*INFORMATION SHOWN*:
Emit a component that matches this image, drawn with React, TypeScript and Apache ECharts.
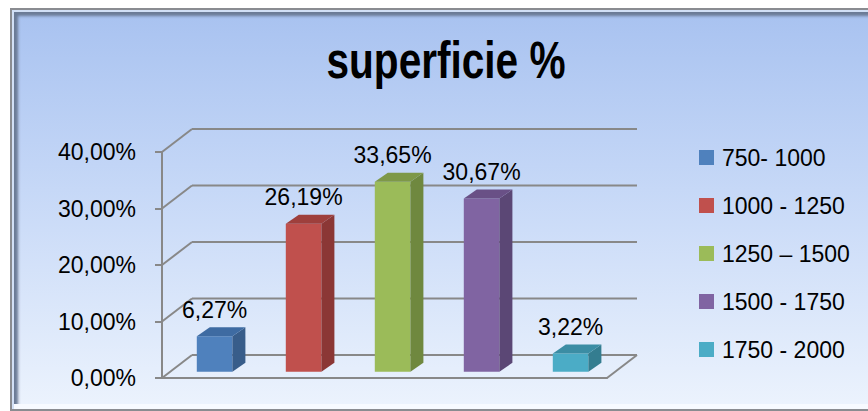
import React, { useEffect, useRef } from "react";
import * as echarts from "echarts";

const titleText = "superficie %";
const categories = ["750- 1000", "1000 - 1250", "1250 – 1500", "1500 - 1750", "1750 - 2000"];
const values = [6.27, 26.19, 33.65, 30.67, 3.22];
const yTicks = [0, 10, 20, 30, 40];
const frontColors = ["#4f81bd", "#c0504d", "#9bbb59", "#8064a2", "#4bacc6"];
const sideColors = ["#385d8a", "#8b3735", "#6f883f", "#5b4775", "#347d90"];
const topColors = ["#3e6ba2", "#9e3f3c", "#7e9848", "#695086", "#3b8da4"];

const FONT = "'Liberation Sans', Arial, sans-serif";
const WALL_DX = 30;
const WALL_DY = -23;
const BAR_POS = 0.27;
const BAR_DX = 13;
const BAR_DY = -9;
const LINE = "#888888";

const fmt = (v: number) => v.toFixed(2).replace(".", ",") + "%";

export default function App() {
  const ref = useRef<HTMLDivElement>(null);
  useEffect(() => {
    if (!ref.current) return;
    const chart = echarts.init(ref.current, null, { renderer: "svg" });

    const wallSeries: any = {
      type: "custom",
      name: "walls",
      z: 1,
      silent: true,
      data: yTicks.map((t) => [0, t]),
      renderItem: (params: any, api: any) => {
        const cs = params.coordSys;
        const v = api.value(1);
        const y = api.coord([0, v])[1];
        const style = { stroke: LINE, lineWidth: 2, fill: null };
        const children: any[] = [
          { type: "line", shape: { x1: cs.x, y1: y, x2: cs.x + WALL_DX, y2: y + WALL_DY }, style },
          { type: "line", shape: { x1: cs.x + WALL_DX, y1: y + WALL_DY, x2: cs.x + WALL_DX + cs.width, y2: y + WALL_DY }, style },
        ];
        if (v === 0) {
          children.push({ type: "line", shape: { x1: cs.x + cs.width, y1: y, x2: cs.x + cs.width + WALL_DX, y2: y + WALL_DY }, style });
        }
        return { type: "group", children };
      },
    };

    const barSeries = categories.map((name, i) => ({
      type: "custom",
      name,
      z: 5,
      itemStyle: { color: frontColors[i] },
      data: [[i, values[i]]],
      renderItem: (params: any, api: any) => {
        const idx = api.value(0);
        const val = api.value(1);
        const base = api.coord([idx, 0]);
        const top = api.coord([idx, val]);
        const bw = api.size([1, 0])[0] * 0.4;
        const ox = WALL_DX * BAR_POS;
        const oy = WALL_DY * BAR_POS;
        const x0 = base[0] - bw / 2 + ox;
        const x1 = x0 + bw;
        const yb = base[1] + oy;
        const yt = top[1] + oy;
        return {
          type: "group",
          children: [
            { type: "rect", shape: { x: x0, y: yt, width: bw, height: yb - yt }, style: { fill: frontColors[i] } },
            {
              type: "polygon",
              shape: { points: [[x1, yb], [x1 + BAR_DX, yb + BAR_DY], [x1 + BAR_DX, yt + BAR_DY], [x1, yt]] },
              style: { fill: sideColors[i] },
            },
            {
              type: "polygon",
              shape: { points: [[x0, yt], [x1, yt], [x1 + BAR_DX, yt + BAR_DY], [x0 + BAR_DX, yt + BAR_DY]] },
              style: { fill: topColors[i] },
            },
            {
              type: "text",
              style: {
                text: fmt(val),
                x: x0 + bw / 2,
                y: yt - 15,
                align: "center",
                verticalAlign: "bottom",
                fill: "#000",
                font: `23px ${FONT}`,
              },
            },
          ],
        };
      },
    }));

    chart.setOption({
      animation: false,
      backgroundColor: "transparent",
      graphic: [
        {
          type: "text",
          x: 446,
          y: 60,
          scaleX: 0.78,
          style: {
            text: titleText,
            align: "center",
            verticalAlign: "middle",
            font: `bold 52px ${FONT}`,
            fill: "#000",
          },
        },
      ],
      legend: {
        orient: "vertical",
        left: 699,
        top: 146,
        padding: 0,
        itemWidth: 15,
        itemHeight: 15,
        itemGap: 25,
        icon: "rect",
        data: categories,
        textStyle: { fontFamily: FONT, fontSize: 23, lineHeight: 23, color: "#000", padding: [0, 0, 0, 3] },
      },
      grid: { left: 162, top: 152, width: 445, height: 226 },
      xAxis: {
        type: "category",
        data: categories,
        axisLine: { show: true, lineStyle: { color: LINE, width: 2 } },
        axisTick: { show: false },
        axisLabel: { show: false },
        splitLine: { show: false },
      },
      yAxis: {
        type: "value",
        min: 0,
        max: 40,
        interval: 10,
        axisLine: { show: true, lineStyle: { color: LINE, width: 2 } },
        axisTick: { show: true, length: 7, lineStyle: { color: LINE, width: 2 } },
        axisLabel: { margin: 26, formatter: (v: number) => fmt(v), fontFamily: FONT, fontSize: 23, color: "#000" },
        splitLine: { show: false },
      },
      series: [wallSeries, ...barSeries],
    });
    return () => chart.dispose();
  }, []);

  return (
    <div style={{ position: "absolute", left: 0, top: 0, width: 868, height: 411, overflow: "hidden", background: "#fff" }}>
      <div
        style={{
          position: "absolute",
          left: 10,
          top: 8,
          width: 890,
          height: 403,
          boxSizing: "border-box",
          border: "2px solid #8a8c91",
          background: "linear-gradient(to bottom, #a8c2f0 0%, #c6d8f7 45%, #ecf3fd 100%)",
          boxShadow:
            "inset 2px 2px 0 0 #d2e0f6, inset 0 -5px 0 0 #f7faff, inset 7px 7px 3px -1px #6b7b96",
        }}
      />
      <div ref={ref} style={{ position: "absolute", left: 0, top: 0, width: 868, height: 411 }} />
    </div>
  );
}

*WRITTEN TASK*: Images should not appear in the copy; retype the listing above exactly.

*FULL RESPONSE*:
Emit a component that matches this image, drawn with React, TypeScript and Apache ECharts.
import React, { useEffect, useRef } from "react";
import * as echarts from "echarts";

const titleText = "superficie %";
const categories = ["750- 1000", "1000 - 1250", "1250 – 1500", "1500 - 1750", "1750 - 2000"];
const values = [6.27, 26.19, 33.65, 30.67, 3.22];
const yTicks = [0, 10, 20, 30, 40];
const frontColors = ["#4f81bd", "#c0504d", "#9bbb59", "#8064a2", "#4bacc6"];
const sideColors = ["#385d8a", "#8b3735", "#6f883f", "#5b4775", "#347d90"];
const topColors = ["#3e6ba2", "#9e3f3c", "#7e9848", "#695086", "#3b8da4"];

const FONT = "'Liberation Sans', Arial, sans-serif";
const WALL_DX = 30;
const WALL_DY = -23;
const BAR_POS = 0.27;
const BAR_DX = 13;
const BAR_DY = -9;
const LINE = "#888888";

const fmt = (v: number) => v.toFixed(2).replace(".", ",") + "%";

export default function App() {
  const ref = useRef<HTMLDivElement>(null);
  useEffect(() => {
    if (!ref.current) return;
    const chart = echarts.init(ref.current, null, { renderer: "svg" });

    const wallSeries: any = {
      type: "custom",
      name: "walls",
      z: 1,
      silent: true,
      data: yTicks.map((t) => [0, t]),
      renderItem: (params: any, api: any) => {
        const cs = params.coordSys;
        const v = api.value(1);
        const y = api.coord([0, v])[1];
        const style = { stroke: LINE, lineWidth: 2, fill: null };
        const children: any[] = [
          { type: "line", shape: { x1: cs.x, y1: y, x2: cs.x + WALL_DX, y2: y + WALL_DY }, style },
          { type: "line", shape: { x1: cs.x + WALL_DX, y1: y + WALL_DY, x2: cs.x + WALL_DX + cs.width, y2: y + WALL_DY }, style },
        ];
        if (v === 0) {
          children.push({ type: "line", shape: { x1: cs.x + cs.width, y1: y, x2: cs.x + cs.width + WALL_DX, y2: y + WALL_DY }, style });
        }
        return { type: "group", children };
      },
    };

    const barSeries = categories.map((name, i) => ({
      type: "custom",
      name,
      z: 5,
      itemStyle: { color: frontColors[i] },
      data: [[i, values[i]]],
      renderItem: (params: any, api: any) => {
        const idx = api.value(0);
        const val = api.value(1);
        const base = api.coord([idx, 0]);
        const top = api.coord([idx, val]);
        const bw = api.size([1, 0])[0] * 0.4;
        const ox = WALL_DX * BAR_POS;
        const oy = WALL_DY * BAR_POS;
        const x0 = base[0] - bw / 2 + ox;
        const x1 = x0 + bw;
        const yb = base[1] + oy;
        const yt = top[1] + oy;
        return {
          type: "group",
          children: [
            { type: "rect", shape: { x: x0, y: yt, width: bw, height: yb - yt }, style: { fill: frontColors[i] } },
            {
              type: "polygon",
              shape: { points: [[x1, yb], [x1 + BAR_DX, yb + BAR_DY], [x1 + BAR_DX, yt + BAR_DY], [x1, yt]] },
              style: { fill: sideColors[i] },
            },
            {
              type: "polygon",
              shape: { points: [[x0, yt], [x1, yt], [x1 + BAR_DX, yt + BAR_DY], [x0 + BAR_DX, yt + BAR_DY]] },
              style: { fill: topColors[i] },
            },
            {
              type: "text",
              style: {
                text: fmt(val),
                x: x0 + bw / 2,
                y: yt - 15,
                align: "center",
                verticalAlign: "bottom",
                fill: "#000",
                font: `23px ${FONT}`,
              },
            },
          ],
        };
      },
    }));

    chart.setOption({
      animation: false,
      backgroundColor: "transparent",
      graphic: [
        {
          type: "text",
          x: 446,
          y: 60,
          scaleX: 0.78,
          style: {
            text: titleText,
            align: "center",
            verticalAlign: "middle",
            font: `bold 52px ${FONT}`,
            fill: "#000",
          },
        },
      ],
      legend: {
        orient: "vertical",
        left: 699,
        top: 146,
        padding: 0,
        itemWidth: 15,
        itemHeight: 15,
        itemGap: 25,
        icon: "rect",
        data: categories,
        textStyle: { fontFamily: FONT, fontSize: 23, lineHeight: 23, color: "#000", padding: [0, 0, 0, 3] },
      },
      grid: { left: 162, top: 152, width: 445, height: 226 },
      xAxis: {
        type: "category",
        data: categories,
        axisLine: { show: true, lineStyle: { color: LINE, width: 2 } },
        axisTick: { show: false },
        axisLabel: { show: false },
        splitLine: { show: false },
      },
      yAxis: {
        type: "value",
        min: 0,
        max: 40,
        interval: 10,
        axisLine: { show: true, lineStyle: { color: LINE, width: 2 } },
        axisTick: { show: true, length: 7, lineStyle: { color: LINE, width: 2 } },
        axisLabel: { margin: 26, formatter: (v: number) => fmt(v), fontFamily: FONT, fontSize: 23, color: "#000" },
        splitLine: { show: false },
      },
      series: [wallSeries, ...barSeries],
    });
    return () => chart.dispose();
  }, []);

  return (
    <div style={{ position: "absolute", left: 0, top: 0, width: 868, height: 411, overflow: "hidden", background: "#fff" }}>
      <div
        style={{
          position: "absolute",
          left: 10,
          top: 8,
          width: 890,
          height: 403,
          boxSizing: "border-box",
          border: "2px solid #8a8c91",
          background: "linear-gradient(to bottom, #a8c2f0 0%, #c6d8f7 45%, #ecf3fd 100%)",
          boxShadow:
            "inset 2px 2px 0 0 #d2e0f6, inset 0 -5px 0 0 #f7faff, inset 7px 7px 3px -1px #6b7b96",
        }}
      />
      <div ref={ref} style={{ position: "absolute", left: 0, top: 0, width: 868, height: 411 }} />
    </div>
  );
}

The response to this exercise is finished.